MATERIAL PROVIDED:
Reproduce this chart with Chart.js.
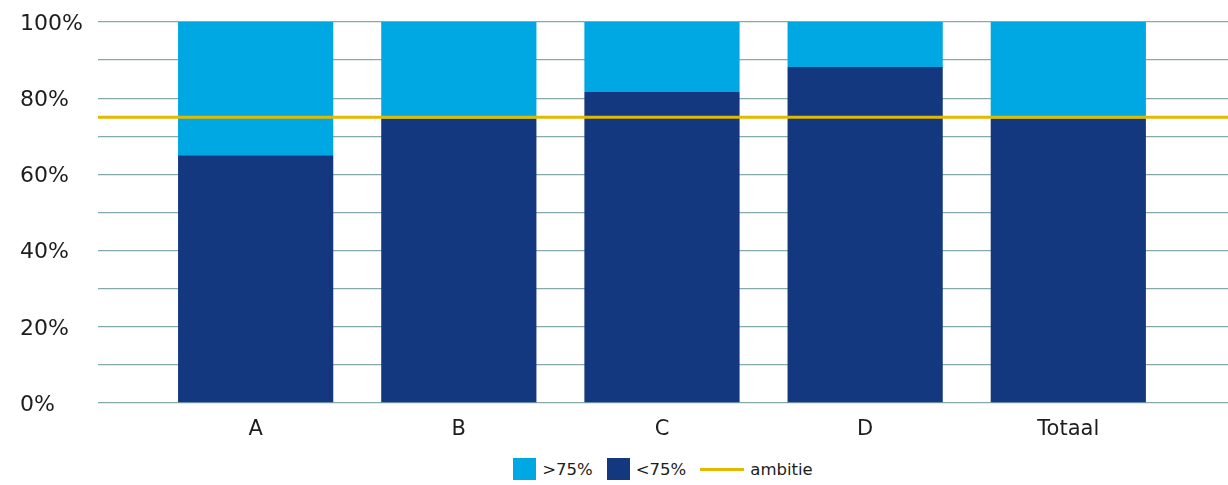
<!DOCTYPE html>
<html lang="nl">
<head>
<meta charset="utf-8">
<title>Aandeel per onderdeel</title>
<script src="https://cdn.jsdelivr.net/npm/chart.js@4/dist/chart.umd.min.js"></script>
<style>
  html, body { margin: 0; padding: 0; background: #ffffff; }
  body { width: 1228px; height: 485px; overflow: hidden; font-family: "DejaVu Sans", sans-serif; color: #1d1d1b; }
  #wrap { position: relative; width: 1228px; height: 445px; }
  #legend {
    position: absolute; left: 98px; top: 456px; width: 1130px; height: 26px;
    display: flex; justify-content: center; align-items: center; font-size: 16.5px; color: #1d1d1b;
  }
  .item { display: flex; align-items: center; margin: 0 7px; }
  .box { width: 23px; height: 22px; margin-right: 6px; }
  .line { width: 44px; height: 3px; margin-right: 6px; }
</style>
</head>
<body>
<div id="wrap"><canvas id="chart"></canvas></div>
<div id="legend"></div>
<script>
// Categories and shares (percent of total)
const categories = ['A', 'B', 'C', 'D', 'Totaal'];
const below75 = [65, 74.6, 81.6, 88.2, 74.7];      // <75%
const above75 = [35, 25.4, 18.4, 11.8, 25.3];      // >75%
const ambitie = 75;                                 // target line
const yTicks = [0, 20, 40, 60, 80, 100];

const COLORS = { dark: '#14387f', light: '#00a8e3', target: '#e3b900', grid: '#86a9ab', text: '#1d1d1b' };

// x axis runs a bit past the first and last category so the grid spans the full width
const X_MIN = -0.776;
const X_MAX = 4.786;

const toPoints = arr => arr.map((v, i) => ({ x: i, y: v }));

const chart = new Chart(document.getElementById('chart'), {
  data: {
    datasets: [
      {
        type: 'bar', label: '<75%', data: toPoints(below75),
        backgroundColor: COLORS.dark, stack: 'share', order: 2,
        categoryPercentage: 1, barPercentage: 0.764
      },
      {
        type: 'bar', label: '>75%', data: toPoints(above75),
        backgroundColor: COLORS.light, stack: 'share', order: 2,
        categoryPercentage: 1, barPercentage: 0.764
      },
      {
        type: 'line', label: 'ambitie',
        data: [{ x: X_MIN, y: ambitie }, { x: X_MAX, y: ambitie }],
        borderColor: COLORS.target, borderWidth: 3, pointRadius: 0,
        stack: 'target', order: 0, tension: 0
      }
    ]
  },
  options: {
    responsive: true,
    maintainAspectRatio: false,
    animation: false,
    layout: { padding: { left: 20, top: 22, right: 0, bottom: 0 } },
    plugins: { legend: { display: false }, tooltip: { enabled: false } },
    scales: {
      x: {
        type: 'linear', stacked: true, min: X_MIN, max: X_MAX, offset: false,
        grid: { display: false, drawTicks: false, offset: false },
        border: { display: false },
        afterBuildTicks: scale => { scale.ticks = categories.map((_, i) => ({ value: i })); },
        afterFit: scale => { scale.height = 42; },
        ticks: {
          padding: 14, color: COLORS.text,
          font: { family: 'DejaVu Sans', size: 21 },
          callback: v => categories[v] ?? ''
        }
      },
      y: {
        type: 'linear', stacked: true, min: 0, max: 100,
        afterBuildTicks: scale => {
          const t = [];
          for (let v = 0; v <= 100; v += 10) t.push({ value: v });
          scale.ticks = t;
        },
        afterFit: scale => { scale.width = 78; },
        grid: { color: COLORS.grid, lineWidth: 1.3, drawTicks: false },
        border: { display: false },
        ticks: {
          crossAlign: 'far', padding: 0, labelOffset: 2, color: COLORS.text,
          font: { family: 'DejaVu Sans', size: 22 },
          callback: v => yTicks.includes(v) ? v + '%' : ''
        }
      }
    }
  }
});

// Legend built from the datasets
const legendOrder = [1, 0, 2];
const legend = document.getElementById('legend');
legendOrder.forEach(i => {
  const ds = chart.data.datasets[i];
  const item = document.createElement('div');
  item.className = 'item';
  const mark = document.createElement('span');
  if (ds.type === 'line') { mark.className = 'line'; mark.style.background = ds.borderColor; }
  else { mark.className = 'box'; mark.style.background = ds.backgroundColor; }
  const label = document.createElement('span');
  label.textContent = ds.label;
  item.appendChild(mark);
  item.appendChild(label);
  legend.appendChild(item);
});
</script>
</body>
</html>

WORK TO BE COMPLETED:
Reproduce the data above in full, exactly as it is, with the pictures left out.

RESULT:
Reproduce this chart with Chart.js.
<!DOCTYPE html>
<html lang="nl">
<head>
<meta charset="utf-8">
<title>Aandeel per onderdeel</title>
<script src="https://cdn.jsdelivr.net/npm/chart.js@4/dist/chart.umd.min.js"></script>
<style>
  html, body { margin: 0; padding: 0; background: #ffffff; }
  body { width: 1228px; height: 485px; overflow: hidden; font-family: "DejaVu Sans", sans-serif; color: #1d1d1b; }
  #wrap { position: relative; width: 1228px; height: 445px; }
  #legend {
    position: absolute; left: 98px; top: 456px; width: 1130px; height: 26px;
    display: flex; justify-content: center; align-items: center; font-size: 16.5px; color: #1d1d1b;
  }
  .item { display: flex; align-items: center; margin: 0 7px; }
  .box { width: 23px; height: 22px; margin-right: 6px; }
  .line { width: 44px; height: 3px; margin-right: 6px; }
</style>
</head>
<body>
<div id="wrap"><canvas id="chart"></canvas></div>
<div id="legend"></div>
<script>
// Categories and shares (percent of total)
const categories = ['A', 'B', 'C', 'D', 'Totaal'];
const below75 = [65, 74.6, 81.6, 88.2, 74.7];      // <75%
const above75 = [35, 25.4, 18.4, 11.8, 25.3];      // >75%
const ambitie = 75;                                 // target line
const yTicks = [0, 20, 40, 60, 80, 100];

const COLORS = { dark: '#14387f', light: '#00a8e3', target: '#e3b900', grid: '#86a9ab', text: '#1d1d1b' };

// x axis runs a bit past the first and last category so the grid spans the full width
const X_MIN = -0.776;
const X_MAX = 4.786;

const toPoints = arr => arr.map((v, i) => ({ x: i, y: v }));

const chart = new Chart(document.getElementById('chart'), {
  data: {
    datasets: [
      {
        type: 'bar', label: '<75%', data: toPoints(below75),
        backgroundColor: COLORS.dark, stack: 'share', order: 2,
        categoryPercentage: 1, barPercentage: 0.764
      },
      {
        type: 'bar', label: '>75%', data: toPoints(above75),
        backgroundColor: COLORS.light, stack: 'share', order: 2,
        categoryPercentage: 1, barPercentage: 0.764
      },
      {
        type: 'line', label: 'ambitie',
        data: [{ x: X_MIN, y: ambitie }, { x: X_MAX, y: ambitie }],
        borderColor: COLORS.target, borderWidth: 3, pointRadius: 0,
        stack: 'target', order: 0, tension: 0
      }
    ]
  },
  options: {
    responsive: true,
    maintainAspectRatio: false,
    animation: false,
    layout: { padding: { left: 20, top: 22, right: 0, bottom: 0 } },
    plugins: { legend: { display: false }, tooltip: { enabled: false } },
    scales: {
      x: {
        type: 'linear', stacked: true, min: X_MIN, max: X_MAX, offset: false,
        grid: { display: false, drawTicks: false, offset: false },
        border: { display: false },
        afterBuildTicks: scale => { scale.ticks = categories.map((_, i) => ({ value: i })); },
        afterFit: scale => { scale.height = 42; },
        ticks: {
          padding: 14, color: COLORS.text,
          font: { family: 'DejaVu Sans', size: 21 },
          callback: v => categories[v] ?? ''
        }
      },
      y: {
        type: 'linear', stacked: true, min: 0, max: 100,
        afterBuildTicks: scale => {
          const t = [];
          for (let v = 0; v <= 100; v += 10) t.push({ value: v });
          scale.ticks = t;
        },
        afterFit: scale => { scale.width = 78; },
        grid: { color: COLORS.grid, lineWidth: 1.3, drawTicks: false },
        border: { display: false },
        ticks: {
          crossAlign: 'far', padding: 0, labelOffset: 2, color: COLORS.text,
          font: { family: 'DejaVu Sans', size: 22 },
          callback: v => yTicks.includes(v) ? v + '%' : ''
        }
      }
    }
  }
});

// Legend built from the datasets
const legendOrder = [1, 0, 2];
const legend = document.getElementById('legend');
legendOrder.forEach(i => {
  const ds = chart.data.datasets[i];
  const item = document.createElement('div');
  item.className = 'item';
  const mark = document.createElement('span');
  if (ds.type === 'line') { mark.className = 'line'; mark.style.background = ds.borderColor; }
  else { mark.className = 'box'; mark.style.background = ds.backgroundColor; }
  const label = document.createElement('span');
  label.textContent = ds.label;
  item.appendChild(mark);
  item.appendChild(label);
  legend.appendChild(item);
});
</script>
</body>
</html>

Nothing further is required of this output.